Put all these things by on a clean dry plate for use—viz., the hard-boiled egg, cold, with the shell on; the anchovies, rolled up; the capers, dry; the olives, stoned; the parsley, chopped. And, as we have said, clear away what you have used before beginning anything fresh. Next, wipe, or quickly wash in cold water and wipe, the lettuces, and pile them up lightly in a silver or any oval-shaped dish. Next, remove all the meat from the lobster, not forgetting the soft part inside and the claws; cut it all up into small pieces not much bigger than dice, and spread the meat over the top of the lettuce in the dish, taking care as much as possible to make the shape high in the centre. A sort of oval pyramid may convey the idea, though it is not a very mathematical expression. Sprinkle a little pepper and salt over the lobster, and put the dish by in a cool place.
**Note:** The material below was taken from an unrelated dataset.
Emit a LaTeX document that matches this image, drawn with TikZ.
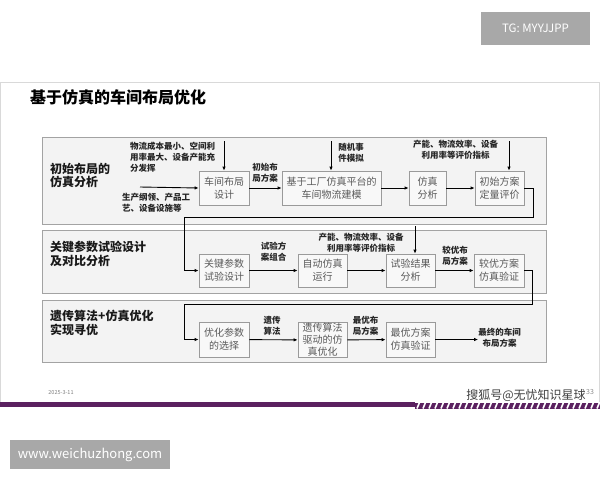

Next, the sauce itself. I believe the directions generally given to be wrong in this respect. It is a mistake to put in any pepper, salt, or vinegar at starting. I will therefore describe exactly how to make mayonnaise sauce, at the same time stating that out of the dozens of times I have tried, I only remember one failure, and that was on a fearfully hot day, and I had no ice.

Take a clean, cool basin, the size being one sufficient to hold about a quart. Next, take an egg, break the egg into a tea-cup, and carefully separate all the white from the yolk. This requires care, and the yolk must be passed from one half-shell to the other half very gently, in order to avoid breaking it. It is no use trying to do it at all with a stale egg. Place the yolk in a basin, and break it with a fork—a wooden salade-fork is best. Then drop some oil on, drop by drop at starting, and at the same time beat it up lightly but quickly with the fork. Do not, pray, get impatient, and put too much oil in at once. Continue slowly till the yolk of egg and oil begin to look like yellowish cream. When it once begins to get thick, you may slightly increase the dose of oil, or let the drops fall more quickly. Continue the process till the sauce assumes the appearance of railway grease. This is rather a nasty simile; but then it is so exactly like it, that it conveys a correct idea. You may now add a little white vinegar. Now, as the vinegar has the effect of making the sauce thinner—and the thicker the sauce is, the nicer it looks—this must be added with caution. A small bottle of dilute acetic acid, purchased from some good chemist, will be found best for the purpose, and is what I have always used myself, it being simply strong vinegar, about eight times stronger than ordinary; and, consequently, one-eighth of the quantity will answer the same purpose. Half a salt-spoonful will be found sufficient, and will not have the effect of thinning the sauce. Next, with a silver knife, or ivory paper-knife, spread the sauce over the lobster, till the whole dish, with the exception of where the green salade shows round the edge, has the appearance of a mould of solid custard.